The Waistband That Became a Status Symbol
Reinventing Underwear Advertising (1982)
Before Calvin Klein, underwear was invisible. It was a utilitarian garment purchased in multipacks, hidden beneath clothing, and never discussed in polite company. Calvin Klein changed all of that — not by reinventing the product, but by reinventing how it was seen.
In 1982, Calvin Klein launched its underwear line with a simple concept: take the designer's minimalist aesthetic and apply it to the most basic garment in the wardrobe. The key design element was the wide, logo-embossed elastic waistband. It was meant to be seen. It demanded to be seen.
Brooke Shields and the Art of Provocation (1980)
Even before the underwear line, Calvin Klein had mastered provocative advertising. The 1980 jeans campaign featuring 15-year-old Brooke Shields declaring "Nothing comes between me and my Calvins" was banned by CBS and ABC — and instantly became one of the most famous advertisements in history.
This willingness to provoke established the template for everything that followed. Calvin Klein understood that in fashion, controversy is currency.
The Mark Wahlberg Campaign (1992)
The image that defined Calvin Klein Underwear — and arguably all underwear advertising forever after — arrived in 1992. Photographer Herb Ritts shot a young Mark Wahlberg (then known as Marky Mark) in nothing but white Calvin Klein briefs. The billboard in Times Square stopped traffic. Literally.
Wahlberg's chiseled physique, combined with the stark black-and-white photography and the prominent CK waistband, created an image so iconic that it transcended advertising and became pop culture.
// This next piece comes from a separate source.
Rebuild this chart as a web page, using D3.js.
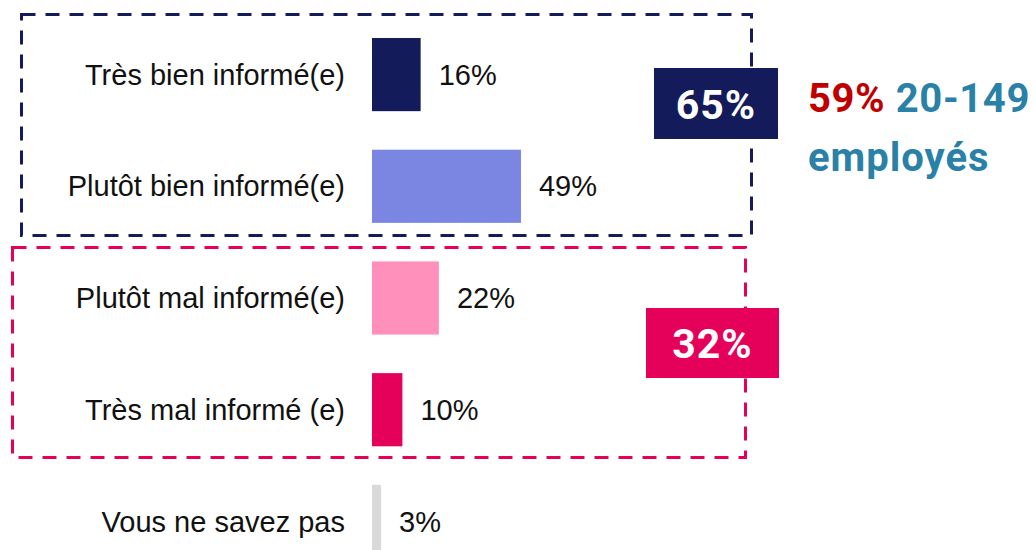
<!DOCTYPE html>
<html>
<head>
<meta charset="utf-8">
<style>
body { margin: 0; background: #ffffff; }
svg { display: block; }
.lbl { font-family: "Liberation Sans", Arial, sans-serif; font-size: 29px; fill: #111111; }
.big { font-family: Roboto, "Liberation Sans", sans-serif; font-weight: bold; }
</style>
</head>
<body>
<script src="https://d3js.org/d3.v7.min.js"></script>
<script>
'use strict';
const categories = ['Très bien informé(e)', 'Plutôt bien informé(e)', 'Plutôt mal informé(e)', 'Très mal informé (e)', 'Vous ne savez pas'];
const values = [16, 49, 22, 10, 3];
const colors = ['#141b5a', '#7b86e2', '#ff8fbb', '#e5005a', '#d9d9d9'];
const groupTotals = [65, 32];
const note = ['59%', '20-149', 'employés'];

const width = 1035, height = 550;

const svg = d3.select('body').append('svg')
	.attr('width', width)
	.attr('height', height);

// scales
const x = d3.scaleLinear().domain([0, 100]).range([372, 676]);
const y = d3.scaleBand().domain(categories).range([19, 577]).paddingInner(0.345).paddingOuter(0.17);

// dashed group boxes
svg.append('rect')
	.attr('x', 21.5).attr('y', 14.5).attr('width', 730).attr('height', 221)
	.attr('fill', 'none').attr('stroke', '#141b5a').attr('stroke-width', 3)
	.attr('stroke-dasharray', '14,10');
svg.append('rect')
	.attr('x', 12.5).attr('y', 247.5).attr('width', 733).attr('height', 210)
	.attr('fill', 'none').attr('stroke', '#e5005a').attr('stroke-width', 3)
	.attr('stroke-dasharray', '14,10');

// bars
svg.selectAll('rect.bar')
	.data(values)
	.enter()
	.append('rect')
	.attr('class', 'bar')
	.attr('x', x(0))
	.attr('y', (d, i) => y(categories[i]))
	.attr('width', d => x(d) - x(0))
	.attr('height', y.bandwidth())
	.attr('fill', (d, i) => colors[i]);

// category labels
svg.selectAll('text.cat')
	.data(categories)
	.enter()
	.append('text')
	.attr('class', 'lbl cat')
	.attr('x', 345)
	.attr('y', d => y(d) + y.bandwidth() / 2)
	.attr('dy', '0.35em')
	.attr('text-anchor', 'end')
	.text(d => d);

// value labels
svg.selectAll('text.val')
	.data(values)
	.enter()
	.append('text')
	.attr('class', 'lbl val')
	.attr('x', d => x(d) + 18)
	.attr('y', (d, i) => y(categories[i]) + y.bandwidth() / 2)
	.attr('dy', '0.35em')
	.text(d => d + '%');

// group total boxes
const totals = [
	{v: groupTotals[0], x: 654, y: 68, w: 124, h: 71, c: '#141b5a'},
	{v: groupTotals[1], x: 646, y: 308, w: 133, h: 70, c: '#e5005a'}
];
totals.forEach(t => {
	svg.append('rect').attr('x', t.x).attr('y', t.y).attr('width', t.w).attr('height', t.h).attr('fill', t.c);
	svg.append('text').attr('class', 'big')
		.attr('x', t.x + t.w / 2).attr('y', t.y + t.h / 2 + 15)
		.attr('text-anchor', 'middle').attr('font-size', 41).attr('letter-spacing', 1).attr('fill', '#ffffff')
		.text(t.v + '%');
});

// side note
const n1 = svg.append('text').attr('class', 'big').attr('x', 808).attr('y', 112).attr('font-size', 40).attr('letter-spacing', 0.6);
n1.append('tspan').attr('fill', '#c00000').text(note[0]);
n1.append('tspan').attr('fill', '#2a81a8').text(' ' + note[1]);
svg.append('text').attr('class', 'big').attr('x', 808).attr('y', 171).attr('font-size', 40).attr('letter-spacing', 1)
	.attr('fill', '#2a81a8').text(note[2]);
</script>
</body>
</html>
Men who had never thought about underwear as a fashion choice suddenly wanted Calvin Klein. The campaign is credited with reviving men's brief sales industry-wide.
Kate Moss and the 1990s Aesthetic
The partnership with Kate Moss in the 1990s defined an era. Shot by Mario Sorrenti in grainy, intimate black-and-white, the campaigns captured the decade's "heroin chic" aesthetic. Moss draped across a couch in a Calvin Klein bralette and briefs became the definitive image of '90s cool.
The Waistband as Cultural Signifier
Calvin Klein achieved something unprecedented: it made a waistband a status symbol. The visible CK elastic — peeking above the waistline of jeans, visible beneath an unbuttoned shirt — became a deliberate fashion statement. It was simultaneously underwear and outerwear, intimate and public.
This innovation has been copied by virtually every brand since. Supreme, Versace, and dozens of others adopted the logo waistband. But Calvin Klein was first, and the association remains strongest.
The Justin Bieber Era and Beyond (2015-Present)
The brand has continued to refresh its image through celebrity partnerships — Justin Bieber's 2015 campaign, Kendall Jenner, FKA Twigs, and the "I _____ in #MyCalvins" social media campaign. The #MyCalvins hashtag has generated billions of impressions across platforms.
Calvin Klein Underwear did not invent underwear. It invented underwear as identity — as something you chose deliberately, displayed proudly, and used to signal who you were.